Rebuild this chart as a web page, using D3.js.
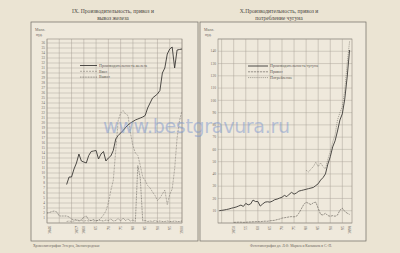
<!DOCTYPE html>
<html>
<head>
<meta charset="utf-8">
<script src="https://cdn.jsdelivr.net/npm/d3@7"></script>
<style>
  body { margin: 0; background: #ebe4d3; }
  svg { display: block; }
</style>
</head>
<body>
<div class="chart"></div>
<script>
// IX. iron: production, import, export (mill. pood)
var ironProdStart = 1853;
var ironProd = [7.7, 9.2, 9.2, 10.8, 12.0, 13.8, 12.4, 12.2, 12.0, 13.5, 14.3, 14.4, 14.5, 12.8, 13.8, 14.3,
  12.4, 13.0, 13.4, 14.5, 16.8, 17.5, 18.0, 18.5, 19.1, 19.6, 20.0, 20.3, 20.6, 20.8, 21.0, 21.2, 21.5,
  23.0, 24.0, 25.0, 25.4, 25.8, 26.5, 30.0, 31.0, 33.8, 34.8, 35.2, 31.0, 34.6, 34.7, 34.8];
var ironImportStart = 1853;
var ironImport = [0.3, 0.4, 0.3, 0.4, 0.5, 0.4, 0.5, 0.4, 0.5, 0.4, 0.5, 0.4, 0.5,
  0.5, 1.0, 1.6, 2.4, 4.0, 6.5, 8.5, 14.5, 20.5, 22.0, 22.5, 21.8, 21.5, 18.0, 15.5, 14.0, 13.5, 11.5,
  9.2, 8.5, 7.5, 7.0, 6.2, 5.5, 4.5, 5.0, 5.8, 6.6, 3.7, 5.7, 6.8, 10.8, 17.0, 20.5, 22.4];
var ironExportStart = 1845;
var ironExport = [2.0, 2.1, 2.3, 2.4, 2.2, 1.4, 1.4, 1.4, 1.4, 1.2, 0.8, 0.6, 0.7, 0.5, 0.6, 1.2, 1.4,
  0.6, 0.5, 0.7, 0.4, 0.6, 0.5, 0.4, 0.6, 0.5, 0.8, 0.4, 0.5, 0.9, 0.4, 1.0, 0.5, 0.8, 0.4, 0.6, 0.3,
  11.5, 9.0, 0.4, 0.5, 0.3, 0.4, 0.3, 0.5, 0.3, 0.4, 0.3, 0.3, 0.4, 0.3, 0.3, 0.4, 0.3, 0.3, 0.4];
var ironYTicks = d3.range(1, 37);
var ironXTicks = [1846, 1857, 1860, 1865, 1870, 1875, 1880, 1885, 1890, 1895, 1900];
var ironXLabels = ["1846", "1857", "1860", "65", "70", "75", "80", "85", "90", "95", "1900"];
var ironLegend = ["Производительность железа", "Ввоз", "Вывоз"];

// X. pig iron: production, import, consumption (mill. pood)
var pigProdStart = 1844;
var pigProd = [10.0, 10.3, 10.6, 11.0, 11.4, 12.0, 12.5, 13.0, 13.8, 14.6, 13.5, 16.0, 14.8, 15.5, 18.7,
  17.5, 17.5, 13.8, 15.5, 17.0, 17.3, 17.0, 17.8, 19.0, 19.5, 20.3, 21.0, 22.5, 21.5, 23.5, 25.0, 23.5,
  24.5, 26.0, 26.5, 27.0, 27.5, 28.0, 28.5, 29.0, 30.5, 32.0, 35.0, 37.0, 40.0, 48.0, 54.0, 62.0, 67.0,
  75.0, 84.0, 89.0, 101.0, 119.0, 141.0];
var pigImportStart = 1850;
var pigImport = [0.5, 0.6, 0.7, 0.7, 0.5, 0.6, 0.8, 0.9, 1.0, 1.1, 1.2, 1.0, 1.3, 1.5, 1.4, 1.8, 2.0,
  2.2, 2.8, 3.2, 4.0, 4.3, 4.6, 5.0, 5.2, 5.0, 5.5, 8.0, 11.5, 15.0, 17.0, 16.0, 15.0, 16.5, 17.0, 12.0,
  7.0, 6.5, 8.0, 6.0, 5.5, 6.0, 5.5, 6.5, 10.5, 12.0, 9.5, 8.0, 7.0];
var pigConsStart = 1880;
var pigCons = [43, 41.5, 44, 46, 49.5, 46, 49, 46, 44, 52, 58, 66, 72, 84, 90, 95, 108, 130, 148];
var pigYTicks = [10, 20, 30, 40, 50, 60, 70, 80, 90, 100, 110, 120, 130, 140];
var pigXTicks = [1850, 1855, 1860, 1865, 1870, 1875, 1880, 1885, 1890, 1895, 1898];
var pigXLabels = ["1850", "55", "60", "65", "70", "75", "80", "85", "90", "95", "1898"];
var pigLegend = ["Производительность чугуна", "Привоз", "Потребление"];

var svgWidth = 400;
var svgHeight = 253;

var svg = d3.select(".chart")
  .append("svg")
  .attr("width", svgWidth)
  .attr("height", svgHeight);

var serif = "'Liberation Serif', 'DejaVu Serif', serif";
var gridColor = "#aaa398";
var inkColor = "#3b3935";

function toPoints(start, values) {
  return values.map(function(v, i) { return { year: start + i, value: v }; });
}

function drawPanel(p) {
  var g = svg.append("g");

  // frame
  g.append("rect")
    .attr("x", p.frame[0]).attr("y", p.frame[1])
    .attr("width", p.frame[2]).attr("height", p.frame[3])
    .attr("fill", "#efe9dc")
    .attr("stroke", "#6e6a63")
    .attr("stroke-width", 0.7);

  var x = d3.scaleLinear().domain(p.xDomain).range(p.xRange);
  var y = d3.scaleLinear().domain(p.yDomain).range([223, 39]);

  // grid
  g.append("g").selectAll("line")
    .data(p.hGrid)
    .enter()
    .append("line")
    .attr("x1", x(p.xDomain[0])).attr("x2", x(p.xDomain[1]))
    .attr("y1", d => y(d)).attr("y2", d => y(d))
    .attr("stroke", gridColor)
    .attr("stroke-width", 0.45);

  g.append("g").selectAll("line")
    .data(p.vGrid)
    .enter()
    .append("line")
    .attr("x1", d => x(d)).attr("x2", d => x(d))
    .attr("y1", y(p.yDomain[0])).attr("y2", y(p.yDomain[1]))
    .attr("stroke", gridColor)
    .attr("stroke-width", 0.5);

  // plot border
  g.append("rect")
    .attr("x", x(p.xDomain[0])).attr("y", y(p.yDomain[1]))
    .attr("width", x(p.xDomain[1]) - x(p.xDomain[0]))
    .attr("height", y(p.yDomain[0]) - y(p.yDomain[1]))
    .attr("fill", "none")
    .attr("stroke", "#8d877d")
    .attr("stroke-width", 0.6);

  // y labels
  g.append("g").selectAll("text")
    .data(p.yTicks)
    .enter()
    .append("text")
    .attr("x", x(p.xDomain[0]) - 2)
    .attr("y", d => y(d) + 1.2)
    .attr("text-anchor", "end")
    .attr("font-family", serif)
    .attr("font-size", p.yFont)
    .attr("fill", "#6b665e")
    .text(d => d);

  // x labels (vertical)
  g.append("g").selectAll("text")
    .data(p.xTicks)
    .enter()
    .append("text")
    .attr("transform", d => `translate(${x(d) + 1.3}, 226) rotate(-90)`)
    .attr("text-anchor", "end")
    .attr("font-family", serif)
    .attr("font-size", 4)
    .attr("fill", "#5f5a52")
    .text((d, i) => p.xLabels[i]);

  // units
  g.append("text")
    .attr("x", p.frame[0] + 4).attr("y", 30.5)
    .attr("font-family", serif).attr("font-size", 3.8).attr("fill", "#6b665e")
    .text("Милл.");
  g.append("text")
    .attr("x", p.frame[0] + 5).attr("y", 36)
    .attr("font-family", serif).attr("font-size", 3.8).attr("fill", "#6b665e")
    .text("пуд.");

  // title
  p.title.forEach(function(t, i) {
    svg.append("text")
      .attr("x", p.titleX).attr("y", 13 + i * 6.5)
      .attr("text-anchor", "middle")
      .attr("font-family", serif)
      .attr("font-size", 5.6)
      .attr("fill", "#4a4640")
      .text(t);
  });

  // series
  var line = d3.line()
    .x(d => x(d.year))
    .y(d => y(d.value));

  p.series.forEach(function(s) {
    g.append("path")
      .datum(toPoints(s.start, s.values))
      .attr("fill", "none")
      .attr("stroke", s.color)
      .attr("stroke-width", s.width)
      .attr("stroke-dasharray", s.dash)
      .attr("stroke-linejoin", "round")
      .attr("d", line);
  });

  // legend
  p.series.forEach(function(s, i) {
    var ly = p.legend[1] + i * 5.8;
    g.append("line")
      .attr("x1", p.legend[0]).attr("x2", p.legend[0] + p.legend[2])
      .attr("y1", ly).attr("y2", ly)
      .attr("stroke", s.color)
      .attr("stroke-width", s.width)
      .attr("stroke-dasharray", s.dash);
    g.append("text")
      .attr("x", p.legend[0] + p.legend[2] + 2)
      .attr("y", ly + 1.3)
      .attr("font-family", serif)
      .attr("font-size", 4)
      .attr("fill", "#5a564f")
      .text(p.legendText[i]);
  });

  // caption
  svg.append("text")
    .attr("x", p.caption[0]).attr("y", 246.5)
    .attr("font-family", serif)
    .attr("font-size", 3.6)
    .attr("fill", "#6b665e")
    .text(p.caption[1]);
}

drawPanel({
  frame: [31, 22, 167, 219],
  xDomain: [1845, 1900], xRange: [47, 182],
  yDomain: [0, 36.8],
  hGrid: d3.range(0, 37),
  vGrid: d3.range(1845, 1901, 5),
  yTicks: ironYTicks, yFont: 3.4,
  xTicks: ironXTicks, xLabels: ironXLabels,
  title: ["IX. Производительность, привоз и", "вывоз железа"], titleX: 113,
  legend: [80, 65.5, 17], legendText: ironLegend,
  caption: [33, "Хромолитография Эггерса, Звенигородская"],
  series: [
    { start: ironProdStart, values: ironProd, color: inkColor, width: 0.9, dash: null },
    { start: ironImportStart, values: ironImport, color: "#7d7870", width: 0.55, dash: "2,1" },
    { start: ironExportStart, values: ironExport, color: "#4e4a44", width: 0.6, dash: "0.9,0.7" }
  ]
});

drawPanel({
  frame: [200, 22, 166, 219],
  xDomain: [1843.5, 1899], xRange: [218, 352],
  yDomain: [0, 150],
  hGrid: d3.range(0, 151, 10),
  vGrid: d3.range(1845, 1899, 5),
  yTicks: pigYTicks, yFont: 3.6,
  xTicks: pigXTicks, xLabels: pigXLabels,
  title: ["X.Производительность, привоз и", "потребление чугуна"], titleX: 279,
  legend: [248, 66, 20], legendText: pigLegend,
  caption: [250, "Фототипография дл. Л.Ф. Маркса и Кильмана в С.-П."],
  series: [
    { start: pigProdStart, values: pigProd, color: inkColor, width: 0.9, dash: null },
    { start: pigImportStart, values: pigImport, color: "#5a564f", width: 0.6, dash: "2.2,0.8" },
    { start: pigConsStart, values: pigCons, color: "#6a665e", width: 0.55, dash: "1.2,0.9" }
  ]
});

// watermark of the scan
svg.append("text")
  .attr("x", 103).attr("y", 133)
  .attr("font-family", "'DejaVu Sans', sans-serif")
  .attr("font-size", 19)
  .attr("textLength", 187)
  .attr("fill", "#7c96cf")
  .attr("fill-opacity", 0.5)
  .text("www.bestgravura.ru");
</script>
</body>
</html>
========
- **REQUIREMENT**: Where does the word "chart" appear in the listing? List each line that holds it.

- **COMPLETE RESPONSE**:
Rebuild this chart as a web page, using D3.js.
<div class="chart"></div>
var svg = d3.select(".chart")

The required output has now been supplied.